> **Stated goal**
Below is a listing; restate from it, character for character, the lines beginning at the line holding "Write a Python" and ending at the line holding "from bokeh.resources import INLINE", both included.
>> Begin Dataset excerpts
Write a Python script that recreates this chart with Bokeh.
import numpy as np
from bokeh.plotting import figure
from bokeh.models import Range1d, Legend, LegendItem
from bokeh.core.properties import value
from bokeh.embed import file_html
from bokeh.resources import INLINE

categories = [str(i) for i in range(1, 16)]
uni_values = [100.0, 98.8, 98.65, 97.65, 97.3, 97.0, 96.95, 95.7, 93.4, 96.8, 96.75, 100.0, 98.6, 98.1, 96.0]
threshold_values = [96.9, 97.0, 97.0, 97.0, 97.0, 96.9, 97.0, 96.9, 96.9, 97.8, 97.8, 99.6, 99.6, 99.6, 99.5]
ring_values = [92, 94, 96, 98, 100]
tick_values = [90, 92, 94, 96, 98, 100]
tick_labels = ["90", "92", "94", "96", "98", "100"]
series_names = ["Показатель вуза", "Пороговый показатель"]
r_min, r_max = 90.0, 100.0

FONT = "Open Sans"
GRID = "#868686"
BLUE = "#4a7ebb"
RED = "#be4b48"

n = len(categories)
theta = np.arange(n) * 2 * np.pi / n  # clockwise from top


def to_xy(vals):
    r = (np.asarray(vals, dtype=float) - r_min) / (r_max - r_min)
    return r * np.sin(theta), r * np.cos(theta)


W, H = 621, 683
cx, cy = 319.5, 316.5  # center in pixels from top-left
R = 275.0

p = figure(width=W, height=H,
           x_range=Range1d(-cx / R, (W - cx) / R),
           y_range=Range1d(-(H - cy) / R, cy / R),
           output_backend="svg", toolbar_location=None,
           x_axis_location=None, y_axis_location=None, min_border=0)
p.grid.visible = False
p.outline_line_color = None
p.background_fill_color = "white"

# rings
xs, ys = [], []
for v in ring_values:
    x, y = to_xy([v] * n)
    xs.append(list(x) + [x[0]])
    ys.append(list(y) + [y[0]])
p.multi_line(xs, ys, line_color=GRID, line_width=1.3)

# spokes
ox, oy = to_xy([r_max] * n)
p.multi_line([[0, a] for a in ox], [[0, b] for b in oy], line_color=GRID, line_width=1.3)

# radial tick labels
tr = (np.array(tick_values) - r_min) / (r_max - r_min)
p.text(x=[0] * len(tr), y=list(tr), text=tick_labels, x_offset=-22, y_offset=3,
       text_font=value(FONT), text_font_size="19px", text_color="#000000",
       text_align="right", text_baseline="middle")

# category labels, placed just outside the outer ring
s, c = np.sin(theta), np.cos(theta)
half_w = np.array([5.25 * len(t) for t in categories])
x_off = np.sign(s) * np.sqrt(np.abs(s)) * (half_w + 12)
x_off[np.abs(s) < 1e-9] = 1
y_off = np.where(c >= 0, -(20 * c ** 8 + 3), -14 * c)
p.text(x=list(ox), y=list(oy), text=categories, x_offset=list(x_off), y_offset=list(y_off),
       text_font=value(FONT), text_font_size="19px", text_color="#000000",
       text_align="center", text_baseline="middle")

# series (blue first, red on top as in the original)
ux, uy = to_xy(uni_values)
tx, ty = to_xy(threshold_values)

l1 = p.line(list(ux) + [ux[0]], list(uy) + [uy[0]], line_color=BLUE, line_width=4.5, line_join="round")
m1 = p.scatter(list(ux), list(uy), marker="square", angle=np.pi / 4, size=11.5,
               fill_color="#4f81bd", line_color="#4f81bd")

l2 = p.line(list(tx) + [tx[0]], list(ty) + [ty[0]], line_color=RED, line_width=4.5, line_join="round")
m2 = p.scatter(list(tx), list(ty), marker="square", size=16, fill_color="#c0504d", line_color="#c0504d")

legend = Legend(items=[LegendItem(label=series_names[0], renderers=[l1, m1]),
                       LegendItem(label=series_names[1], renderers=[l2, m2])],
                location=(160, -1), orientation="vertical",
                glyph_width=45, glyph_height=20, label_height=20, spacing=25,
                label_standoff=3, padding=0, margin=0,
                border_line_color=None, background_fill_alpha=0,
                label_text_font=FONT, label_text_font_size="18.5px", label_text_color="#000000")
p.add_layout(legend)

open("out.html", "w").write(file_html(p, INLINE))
>> End Dataset excerpts
>> Begin Dataset excerpts
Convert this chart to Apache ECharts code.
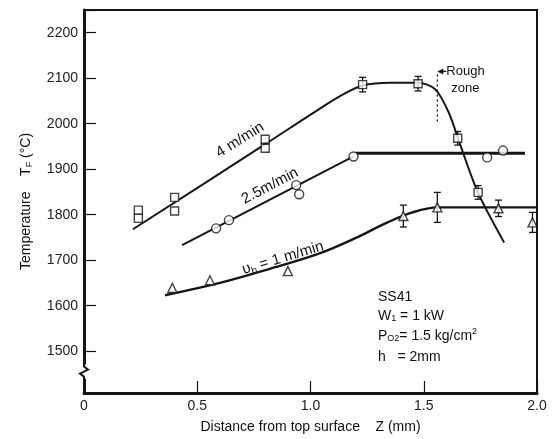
>> End Dataset excerpts
>> Begin Dataset excerpts
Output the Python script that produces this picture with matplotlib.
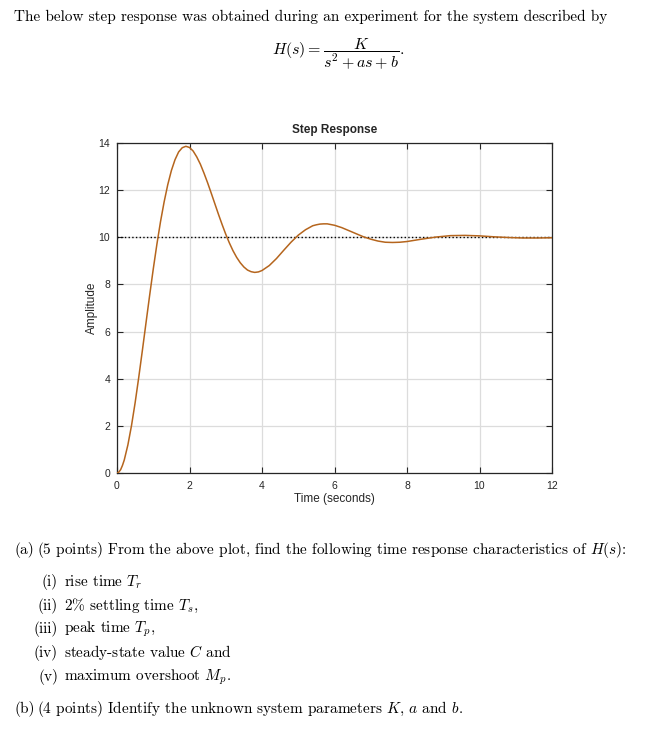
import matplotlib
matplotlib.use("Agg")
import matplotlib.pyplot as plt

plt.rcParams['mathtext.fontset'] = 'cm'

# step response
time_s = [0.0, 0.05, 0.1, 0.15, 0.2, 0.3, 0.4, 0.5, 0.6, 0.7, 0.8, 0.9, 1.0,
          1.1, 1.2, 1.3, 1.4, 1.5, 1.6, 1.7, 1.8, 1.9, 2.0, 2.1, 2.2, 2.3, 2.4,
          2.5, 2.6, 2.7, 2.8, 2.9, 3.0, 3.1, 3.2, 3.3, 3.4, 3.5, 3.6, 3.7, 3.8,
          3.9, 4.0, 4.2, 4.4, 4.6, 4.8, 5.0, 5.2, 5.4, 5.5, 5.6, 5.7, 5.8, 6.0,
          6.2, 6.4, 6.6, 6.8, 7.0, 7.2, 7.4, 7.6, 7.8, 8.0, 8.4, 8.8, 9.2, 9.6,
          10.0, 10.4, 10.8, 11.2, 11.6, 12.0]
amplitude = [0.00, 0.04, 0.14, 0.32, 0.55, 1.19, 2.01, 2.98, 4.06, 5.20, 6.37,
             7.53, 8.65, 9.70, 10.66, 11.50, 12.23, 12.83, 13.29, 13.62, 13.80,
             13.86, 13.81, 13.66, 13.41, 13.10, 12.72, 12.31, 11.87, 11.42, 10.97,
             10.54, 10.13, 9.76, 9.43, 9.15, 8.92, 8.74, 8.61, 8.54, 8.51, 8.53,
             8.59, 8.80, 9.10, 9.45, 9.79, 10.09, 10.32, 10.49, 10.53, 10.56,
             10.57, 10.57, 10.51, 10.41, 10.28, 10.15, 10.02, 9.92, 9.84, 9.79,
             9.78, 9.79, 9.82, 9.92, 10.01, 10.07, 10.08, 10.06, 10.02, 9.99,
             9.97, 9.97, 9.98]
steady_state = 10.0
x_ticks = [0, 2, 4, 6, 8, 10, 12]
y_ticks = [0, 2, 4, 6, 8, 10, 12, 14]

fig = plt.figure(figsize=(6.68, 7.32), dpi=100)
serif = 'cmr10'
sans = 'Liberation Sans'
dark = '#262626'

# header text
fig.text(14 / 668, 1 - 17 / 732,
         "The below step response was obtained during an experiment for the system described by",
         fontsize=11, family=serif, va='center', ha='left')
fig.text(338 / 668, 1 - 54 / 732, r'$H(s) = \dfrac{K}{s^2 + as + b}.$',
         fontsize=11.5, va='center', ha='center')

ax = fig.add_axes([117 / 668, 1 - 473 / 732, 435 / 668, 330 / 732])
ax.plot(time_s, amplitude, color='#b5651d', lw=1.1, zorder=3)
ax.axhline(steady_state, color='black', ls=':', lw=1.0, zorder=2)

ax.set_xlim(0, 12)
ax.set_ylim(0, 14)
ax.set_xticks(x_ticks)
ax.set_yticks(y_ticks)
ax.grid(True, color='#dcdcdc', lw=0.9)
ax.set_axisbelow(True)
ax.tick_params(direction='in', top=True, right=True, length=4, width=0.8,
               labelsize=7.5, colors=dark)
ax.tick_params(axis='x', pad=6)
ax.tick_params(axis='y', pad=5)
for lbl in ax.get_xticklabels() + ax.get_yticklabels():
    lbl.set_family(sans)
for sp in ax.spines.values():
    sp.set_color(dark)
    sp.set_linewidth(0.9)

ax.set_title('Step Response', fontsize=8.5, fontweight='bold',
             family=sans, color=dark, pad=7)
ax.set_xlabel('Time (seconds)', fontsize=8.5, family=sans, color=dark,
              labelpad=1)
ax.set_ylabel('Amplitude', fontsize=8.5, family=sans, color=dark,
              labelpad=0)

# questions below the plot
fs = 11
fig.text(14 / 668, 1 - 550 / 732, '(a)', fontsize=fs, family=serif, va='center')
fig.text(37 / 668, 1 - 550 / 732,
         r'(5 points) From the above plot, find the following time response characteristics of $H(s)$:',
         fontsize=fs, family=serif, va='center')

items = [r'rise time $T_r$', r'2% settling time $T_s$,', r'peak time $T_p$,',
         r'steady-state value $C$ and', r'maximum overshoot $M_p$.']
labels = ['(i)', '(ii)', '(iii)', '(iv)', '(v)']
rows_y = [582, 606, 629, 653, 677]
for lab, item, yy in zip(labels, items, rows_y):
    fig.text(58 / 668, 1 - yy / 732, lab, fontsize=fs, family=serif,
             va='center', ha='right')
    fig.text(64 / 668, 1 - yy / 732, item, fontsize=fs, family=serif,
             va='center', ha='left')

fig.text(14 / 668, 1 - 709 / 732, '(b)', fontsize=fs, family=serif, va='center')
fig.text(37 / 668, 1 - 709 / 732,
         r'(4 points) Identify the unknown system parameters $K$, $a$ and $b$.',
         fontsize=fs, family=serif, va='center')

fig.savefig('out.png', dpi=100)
>> End Dataset excerpts
> **Completed task**
Write a Python script that recreates this chart with Bokeh.
import numpy as np
from bokeh.plotting import figure
from bokeh.models import Range1d, Legend, LegendItem
from bokeh.core.properties import value
from bokeh.embed import file_html
from bokeh.resources import INLINE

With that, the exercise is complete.